Comunque ci si dimentica, come sempre, che dopo essere nati bisogna anche essere accuditi (e magari trovare pure un lavoro da grandi, Marchionne e Marcegaglia permettendo) in molte maniere diverse per almeno vent’anni, se non di più oggi, e che non basta assolutamente nascere per avere la vita garantita ed uscirne persona in grado di stare in piedi. Ed è proprio questo il problema ostinatamente passato sotto silenzio: la vita già messa al mondo, già nata, non viene considerata (nel dibattito sull’aborto è sempre scomparsa e nel rimanente anche).

A 54 anni, la vita, per le donne e per gli uomini, inizia una curva conclusiva delle sue risorse. In genere a quest’età facciamo quasi i nonni e le nonne, non a caso. Certo ci sono milioni di tate, ma se un figlio si fa da anziani per questo, allora è inutile il dibattito.
_ Se però fare figli si porta dietro tutta una relazione di desiderio di una vita che nasce da te e ti continua e si continua, allora il discorso cambia e tutta la forza fisica e psicologica che serve a far crescere meglio diventa il groppo a cui dover guardare per parlarne e per costruire mondi.

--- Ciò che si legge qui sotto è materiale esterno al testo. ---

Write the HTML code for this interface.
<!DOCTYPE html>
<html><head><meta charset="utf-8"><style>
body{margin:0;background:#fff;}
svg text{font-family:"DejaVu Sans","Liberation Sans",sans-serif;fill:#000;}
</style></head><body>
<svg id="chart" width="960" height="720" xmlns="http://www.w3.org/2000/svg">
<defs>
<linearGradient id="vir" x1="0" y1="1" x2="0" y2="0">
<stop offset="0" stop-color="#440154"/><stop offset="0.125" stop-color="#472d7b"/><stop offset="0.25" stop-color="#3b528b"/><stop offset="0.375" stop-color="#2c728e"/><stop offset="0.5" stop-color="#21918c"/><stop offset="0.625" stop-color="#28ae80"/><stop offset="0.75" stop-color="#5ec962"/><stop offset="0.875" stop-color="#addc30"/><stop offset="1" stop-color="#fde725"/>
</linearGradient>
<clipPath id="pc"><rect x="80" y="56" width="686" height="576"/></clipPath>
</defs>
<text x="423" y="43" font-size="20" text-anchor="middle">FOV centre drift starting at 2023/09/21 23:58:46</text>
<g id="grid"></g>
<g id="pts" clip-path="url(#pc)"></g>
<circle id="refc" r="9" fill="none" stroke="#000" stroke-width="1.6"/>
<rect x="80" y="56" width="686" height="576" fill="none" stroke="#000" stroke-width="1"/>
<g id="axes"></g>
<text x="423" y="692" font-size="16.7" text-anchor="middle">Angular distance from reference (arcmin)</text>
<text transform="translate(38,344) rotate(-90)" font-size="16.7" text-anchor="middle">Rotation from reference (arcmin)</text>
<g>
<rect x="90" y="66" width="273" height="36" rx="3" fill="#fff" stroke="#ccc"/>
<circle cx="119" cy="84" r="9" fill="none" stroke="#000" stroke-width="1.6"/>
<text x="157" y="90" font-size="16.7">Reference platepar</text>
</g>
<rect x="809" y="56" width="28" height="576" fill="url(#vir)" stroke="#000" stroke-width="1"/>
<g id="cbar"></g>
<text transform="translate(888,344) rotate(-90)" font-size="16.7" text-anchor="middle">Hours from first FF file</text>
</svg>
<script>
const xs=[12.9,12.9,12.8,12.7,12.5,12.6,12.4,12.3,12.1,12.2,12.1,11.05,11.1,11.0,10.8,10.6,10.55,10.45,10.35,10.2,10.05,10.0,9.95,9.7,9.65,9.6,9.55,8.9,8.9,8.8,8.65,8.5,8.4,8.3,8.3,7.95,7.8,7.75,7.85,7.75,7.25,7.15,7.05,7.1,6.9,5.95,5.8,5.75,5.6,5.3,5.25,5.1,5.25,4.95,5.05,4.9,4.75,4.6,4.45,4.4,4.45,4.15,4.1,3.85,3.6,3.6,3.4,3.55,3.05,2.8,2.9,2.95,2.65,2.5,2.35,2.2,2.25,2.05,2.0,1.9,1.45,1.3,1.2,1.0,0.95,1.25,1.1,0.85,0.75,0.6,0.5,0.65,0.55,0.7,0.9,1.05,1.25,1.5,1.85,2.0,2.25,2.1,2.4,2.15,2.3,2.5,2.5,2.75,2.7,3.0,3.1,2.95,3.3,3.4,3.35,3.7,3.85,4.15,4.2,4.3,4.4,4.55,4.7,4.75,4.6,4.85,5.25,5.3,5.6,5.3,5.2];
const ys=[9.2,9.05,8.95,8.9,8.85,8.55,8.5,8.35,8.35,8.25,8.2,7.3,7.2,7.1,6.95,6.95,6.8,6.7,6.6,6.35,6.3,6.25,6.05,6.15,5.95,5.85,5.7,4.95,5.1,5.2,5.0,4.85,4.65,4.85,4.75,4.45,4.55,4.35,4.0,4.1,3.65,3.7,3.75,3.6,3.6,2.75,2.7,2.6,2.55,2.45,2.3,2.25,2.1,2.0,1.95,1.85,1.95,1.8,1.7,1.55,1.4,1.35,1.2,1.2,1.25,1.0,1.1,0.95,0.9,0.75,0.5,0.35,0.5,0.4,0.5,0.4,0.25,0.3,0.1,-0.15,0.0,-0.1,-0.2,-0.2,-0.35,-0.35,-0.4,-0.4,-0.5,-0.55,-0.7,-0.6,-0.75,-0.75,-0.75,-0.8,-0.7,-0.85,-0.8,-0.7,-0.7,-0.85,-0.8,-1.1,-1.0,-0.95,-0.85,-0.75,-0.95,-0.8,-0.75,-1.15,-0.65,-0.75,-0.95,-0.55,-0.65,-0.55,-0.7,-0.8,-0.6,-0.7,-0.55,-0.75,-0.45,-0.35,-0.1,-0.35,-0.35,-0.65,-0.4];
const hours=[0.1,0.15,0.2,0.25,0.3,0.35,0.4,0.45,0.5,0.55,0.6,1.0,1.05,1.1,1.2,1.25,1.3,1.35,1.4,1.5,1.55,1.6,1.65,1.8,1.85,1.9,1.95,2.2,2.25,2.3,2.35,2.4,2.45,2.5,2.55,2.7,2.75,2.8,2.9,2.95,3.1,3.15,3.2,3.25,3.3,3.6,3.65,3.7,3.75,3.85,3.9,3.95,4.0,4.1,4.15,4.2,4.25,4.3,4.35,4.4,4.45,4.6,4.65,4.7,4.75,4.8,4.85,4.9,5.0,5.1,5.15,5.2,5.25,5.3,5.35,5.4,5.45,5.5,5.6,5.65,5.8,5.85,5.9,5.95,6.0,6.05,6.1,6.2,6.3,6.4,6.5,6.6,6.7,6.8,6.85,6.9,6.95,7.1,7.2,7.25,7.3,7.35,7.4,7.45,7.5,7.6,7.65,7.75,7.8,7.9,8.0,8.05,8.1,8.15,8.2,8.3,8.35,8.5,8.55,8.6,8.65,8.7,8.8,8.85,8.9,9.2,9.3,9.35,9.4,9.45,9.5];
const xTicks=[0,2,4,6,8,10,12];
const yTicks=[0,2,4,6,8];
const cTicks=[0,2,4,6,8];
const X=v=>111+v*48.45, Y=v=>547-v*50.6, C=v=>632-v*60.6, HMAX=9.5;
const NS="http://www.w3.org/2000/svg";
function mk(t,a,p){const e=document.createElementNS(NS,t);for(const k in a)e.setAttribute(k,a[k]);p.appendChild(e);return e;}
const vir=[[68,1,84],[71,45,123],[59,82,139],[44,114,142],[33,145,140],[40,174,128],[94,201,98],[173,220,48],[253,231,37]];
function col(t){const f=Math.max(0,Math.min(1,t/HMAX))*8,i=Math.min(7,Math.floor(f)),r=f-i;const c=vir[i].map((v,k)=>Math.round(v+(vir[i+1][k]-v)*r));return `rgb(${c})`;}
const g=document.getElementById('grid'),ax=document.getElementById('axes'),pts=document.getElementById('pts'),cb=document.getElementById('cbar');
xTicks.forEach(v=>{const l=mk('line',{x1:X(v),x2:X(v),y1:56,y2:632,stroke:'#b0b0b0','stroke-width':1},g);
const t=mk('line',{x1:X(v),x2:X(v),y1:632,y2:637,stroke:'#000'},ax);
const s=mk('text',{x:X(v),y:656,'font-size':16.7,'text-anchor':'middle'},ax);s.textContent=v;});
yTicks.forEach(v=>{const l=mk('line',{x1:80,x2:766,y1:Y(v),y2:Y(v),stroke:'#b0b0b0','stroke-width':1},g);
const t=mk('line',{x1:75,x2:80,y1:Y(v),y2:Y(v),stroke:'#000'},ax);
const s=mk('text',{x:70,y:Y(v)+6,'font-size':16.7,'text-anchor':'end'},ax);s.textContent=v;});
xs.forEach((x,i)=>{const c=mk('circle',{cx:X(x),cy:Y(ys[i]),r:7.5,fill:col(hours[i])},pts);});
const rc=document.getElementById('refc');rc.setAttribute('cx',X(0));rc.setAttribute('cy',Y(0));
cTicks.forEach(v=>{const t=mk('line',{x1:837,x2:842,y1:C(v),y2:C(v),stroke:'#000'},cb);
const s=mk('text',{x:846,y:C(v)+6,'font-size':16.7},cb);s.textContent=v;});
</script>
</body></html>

A 74 anni poi, a vent’anni dalla nascita, il tuo corpo ormai risponde sempre più limitatamente al quotidiano, e non sei ben in grado di seguire un/a ventenne nel suo mondo, che non è più, neppure lontanamente il tuo; neanche se sei Gianna Nannini e la pubblicità ci fa credere il contrario.
_ Insomma ci manca la forza di aiutare a cercare quella strada che magari neppure la prole sa qual’è.
_ L’energia che occorre, per lasciarli/e andare coscienti di sé, è un universo che investe il personale in modo intenso e non basta il danaro (abbiamo fior d’esempi in questo senso) anche se serve.

Esserci senza esserci platealmente, dare senza far vedere e senza volere troppi ritorni, se non la capacità di camminare con le proprie gambe, allontanarsi essendo presenti mi pare il compito genitoriale più complesso che ci viene richiesto e ce lo chiedono a vent’anni.

A 74 anni invece, se ci arrivi, è il momento in cui desideri un po’di calma, guardarti intorno per fare il punto della tua di vita. E’ il massimo che puoi chiederti, e invece no. Secondo il dibattito dei midia, devi rispondere come se fosse possibilissimo (senza pensarci troppo a 54anni) a una vita giovane che chiede sicurezze che forse ti stanno già sfuggendo, anche se hai pensato di essere speciale.

Sembra filosofia, ma è la vita e l’amore per un figlio o una figlia mi sembra un’altra cosa che scegliere di farlo a 54 anni, contro il tuo corpo…
_ A Gianna e le altre come lei, in bocca al lupo… ma non facciomole sembrare le eroine di una nuova libertà femminile.